Greg Lawson with the Buckeye Institute; Amy Hanauer with Policy Matters Ohio

Lawmakers are revisiting one of the most controversial bills still floating in the General Assembly – a bill to shore up the fund that pays benefits to unemployed workers. And one of the groups critical of the original proposal from House Republicans has come out with their own plan. 

The original proposal to change the unemployment compensation fund and make it solvent would’ve cut the amount of weeks a laid-off worker could receive benefits from 26 weeks to 12.

The bill wasn’t getting a lot of traction and stalled before lawmakers went on break. Now a joint committee with Senate and House members is looking for more public input for a plan that might be able to make it to the governor’s desk during the lame duck session.

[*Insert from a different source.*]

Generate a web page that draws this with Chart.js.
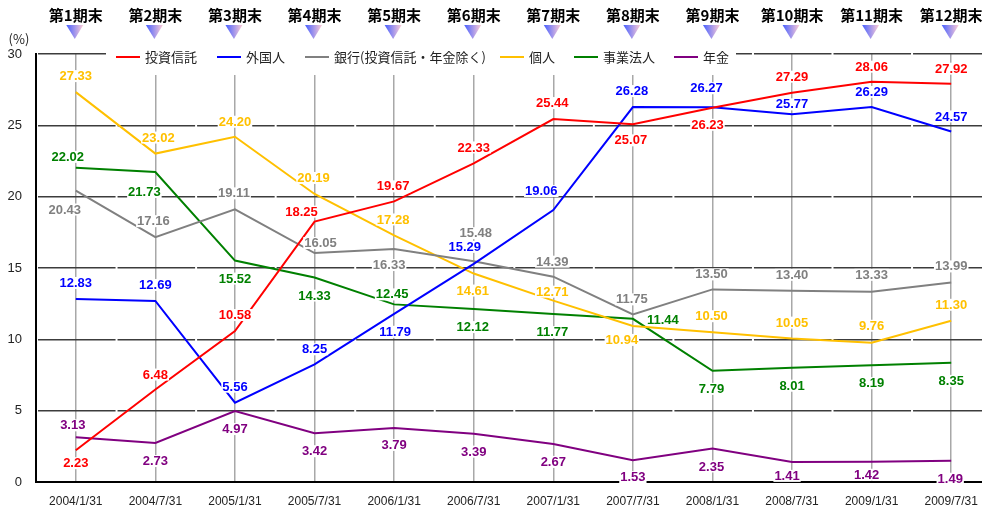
<!DOCTYPE html>
<html><head><meta charset="utf-8">
<script src="https://cdn.jsdelivr.net/npm/chart.js@4"></script>
<style>
html,body{margin:0;padding:0;overflow:hidden;background:#fff;}
#wrap{width:991px;height:511px;position:relative;}
</style>
</head><body>
<div id="wrap"><canvas id="c"></canvas></div>
<script>
// ---- data ----
const categories = ['2004/1/31','2004/7/31','2005/1/31','2005/7/31','2006/1/31','2006/7/31','2007/1/31','2007/7/31','2008/1/31','2008/7/31','2009/1/31','2009/7/31'];
const periodLabels = ['第1期末','第2期末','第3期末','第4期末','第5期末','第6期末','第7期末','第8期末','第9期末','第10期末','第11期末','第12期末'];
const seriesNames = ['投資信託','外国人','銀行(投資信託・年金除く)','個人','事業法人','年金'];
const investmentTrusts = [2.23, 6.48, 10.58, 18.25, 19.67, 22.33, 25.44, 25.07, 26.23, 27.29, 28.06, 27.92];
const foreigners       = [12.83, 12.69, 5.56, 8.25, 11.79, 15.29, 19.06, 26.28, 26.27, 25.77, 26.29, 24.57];
const banks            = [20.43, 17.16, 19.11, 16.05, 16.33, 15.48, 14.39, 11.75, 13.50, 13.40, 13.33, 13.99];
const individuals      = [27.33, 23.02, 24.20, 20.19, 17.28, 14.61, 12.71, 10.94, 10.50, 10.05, 9.76, 11.30];
const corporations     = [22.02, 21.73, 15.52, 14.33, 12.45, 12.12, 11.77, 11.44, 7.79, 8.01, 8.19, 8.35];
const pensions         = [3.13, 2.73, 4.97, 3.42, 3.79, 3.39, 2.67, 1.53, 2.35, 1.41, 1.42, 1.49];
const yAxisUnit = '(%)';

// ---- styles / label placement ----
const colors = ['#ff0000','#0000ff','#808080','#ffc000','#008000','#800080'];
const labelOffsets = [
  [[0,13],[0,-15],[0,-16],[-13,-10],[-1,-15],[0,-16],[-1,-16],[-2,16],[-5,17],[0,-16],[0,-15],[0,-15]],
  [[0,-16],[0,-16],[0,-16],[0,-15],[1,18],[-9,-17],[-12,-19],[-1,-16],[-6,-19],[0,-10],[0,-15],[0,-15]],
  [[-11,19],[-2,-16],[-1,-16],[6,-10],[-5,16],[2,-28],[-1,-15],[-1,-15],[-1,-15],[0,-16],[0,-17],[0,-16]],
  [[0,-16],[3,-16],[0,-15],[-1,-16],[-1,-16],[-1,17],[-1,-9],[-11,14],[-1,-16],[0,-16],[0,-17],[0,-16]],
  [[-8,-11],[-11,20],[0,18],[0,18],[-2,-10],[-1,18],[-1,18],[30,1],[-1,18],[0,18],[0,18],[0,18]],
  [[-3,-12],[0,18],[0,18],[0,18],[0,17],[0,18],[0,18],[0,17],[-1,18],[-5,14],[-5,13],[-1,18]]
];
const legendX = [116,217,305,500,574,674];

const allSeries = [investmentTrusts, foreigners, banks, individuals, corporations, pensions];
const datasets = allSeries.map((d,i)=>({
  label: seriesNames[i], data: d, borderColor: colors[i], backgroundColor: colors[i],
  borderWidth: 2, pointRadius: 0, tension: 0, fill: false
}));

const decor = {
  id: 'decor',
  afterDatasetsDraw(chart){
    const ctx = chart.ctx;
    ctx.save();
    ctx.font = 'bold 13px "Liberation Sans", Arial, sans-serif';
    ctx.textAlign = 'center';
    ctx.textBaseline = 'middle';
    chart.data.datasets.forEach((ds, di)=>{
      const meta = chart.getDatasetMeta(di);
      meta.data.forEach((pt, i)=>{
        const txt = ds.data[i].toFixed(2);
        const off = labelOffsets[di][i];
        const x = pt.x + off[0], y = pt.y + off[1];
        const w = ctx.measureText(txt).width;
        ctx.fillStyle = '#fff';
        ctx.fillRect(x - w/2 - 1, y - 6, w + 2, 12);
        ctx.fillStyle = colors[di];
        ctx.fillText(txt, x, y + 0.5);
      });
    });
    ctx.restore();
  },
  afterDraw(chart){
    const ctx = chart.ctx;
    const xs = chart.scales.x;
    ctx.save();
    // legend
    ctx.fillStyle = '#fff';
    ctx.fillRect(106, 42, 630, 33);
    ctx.font = '13px "Noto Sans CJK JP", sans-serif';
    ctx.textBaseline = 'middle';
    ctx.textAlign = 'left';
    seriesNames.forEach((n,i)=>{
      const x0 = legendX[i];
      ctx.strokeStyle = colors[i];
      ctx.lineWidth = 2;
      ctx.beginPath(); ctx.moveTo(x0, 57); ctx.lineTo(x0+24, 57); ctx.stroke();
      ctx.fillStyle = '#222';
      ctx.fillText(n, x0+29, 57);
    });
    // header period labels + triangles
    ctx.textAlign = 'center';
    ctx.font = 'bold 15px "Noto Sans CJK JP", sans-serif';
    periodLabels.forEach((p,i)=>{
      const cx = xs.getPixelForValue(i);
      ctx.fillStyle = '#000';
      ctx.fillText(p, cx, 15);
      const tx = cx - 1;
      const g = ctx.createLinearGradient(tx-8.5, 0, tx+8.5, 0);
      g.addColorStop(0, 'rgb(70,95,255)');
      g.addColorStop(1, 'rgb(255,205,215)');
      ctx.fillStyle = g;
      ctx.beginPath();
      ctx.moveTo(tx-8.5, 25); ctx.lineTo(tx+8.5, 25); ctx.lineTo(tx, 39); ctx.closePath();
      ctx.fill();
    });
    // unit
    ctx.font = '13px "Noto Sans CJK JP", sans-serif';
    ctx.fillStyle = '#222';
    ctx.fillText(yAxisUnit, 19, 39);
    ctx.restore();
  }
};

new Chart(document.getElementById('c'), {
  type: 'line',
  data: { labels: categories, datasets },
  options: {
    responsive: true, maintainAspectRatio: false, animation: false, devicePixelRatio: 1,
    layout: { padding: { top: 54, left: 0, right: 0, bottom: 0 } },
    plugins: { legend: { display: false }, tooltip: { enabled: false } },
    scales: {
      x: {
        offset: true,
        grid: { offset: false, color: '#a8a8a8', lineWidth: 1.5, drawTicks: false },
        border: { display: true, color: '#000', width: 2 },
        ticks: { padding: 12, maxRotation: 0, autoSkip: false, color: '#222', font: { family: '"Liberation Sans", Arial, sans-serif', size: 12 } },
        afterFit: s => { s.height = 29; }
      },
      y: {
        min: 0, max: 30,
        grid: { color: '#3c3c3c', lineWidth: 1.5, drawTicks: false },
        border: { display: true, color: '#000', width: 2, dash: [77.55, 2], dashOffset: 78.55 },
        ticks: { stepSize: 5, padding: 14, color: '#222', font: { family: '"Liberation Sans", Arial, sans-serif', size: 13 } },
        afterFit: s => { s.width = 36; }
      }
    }
  },
  plugins: [decor]
});
</script>
</body></html>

The left-leaning think tank Policy Matters Ohio introduced a plan that would ask employees to pay into the fund 15 cents for every $100 earned – which it says would cost a worker making $40,000 a year less than a dollar a week. But as the group’s Amy Hanauer explains, employers would have to make up the difference.

“They would pay more than they are now and they very well should. I mean that’s the reason that our fund is insolvent because Greg and others like him have advocated for employer taxes to be kept so much lower than in other states,” said Hanauer.

Hanauer was debating Greg Lawson with the Buckeye Institute, a conservative research group. He says it’s time to completely rethink the way the state handles unemployment benefits.

“We think shifting this whole narrative is really important so that we’re not just talking about building a better mousetrap so to speak let’s talk about something that’s really better for everyone,” Lawson said. 

Lawson suggests an idea that’s been around for a while but hasn’t gotten much traction - creating an individual account for each employee and still require payments from employers and employees.

At the height of the recession Ohio borrowed as much as $3.4 billion dollars from the U.S. government to shore up a dwindling unemployment compensation fund.

The state just paid off the rest of its debt to the feds this month.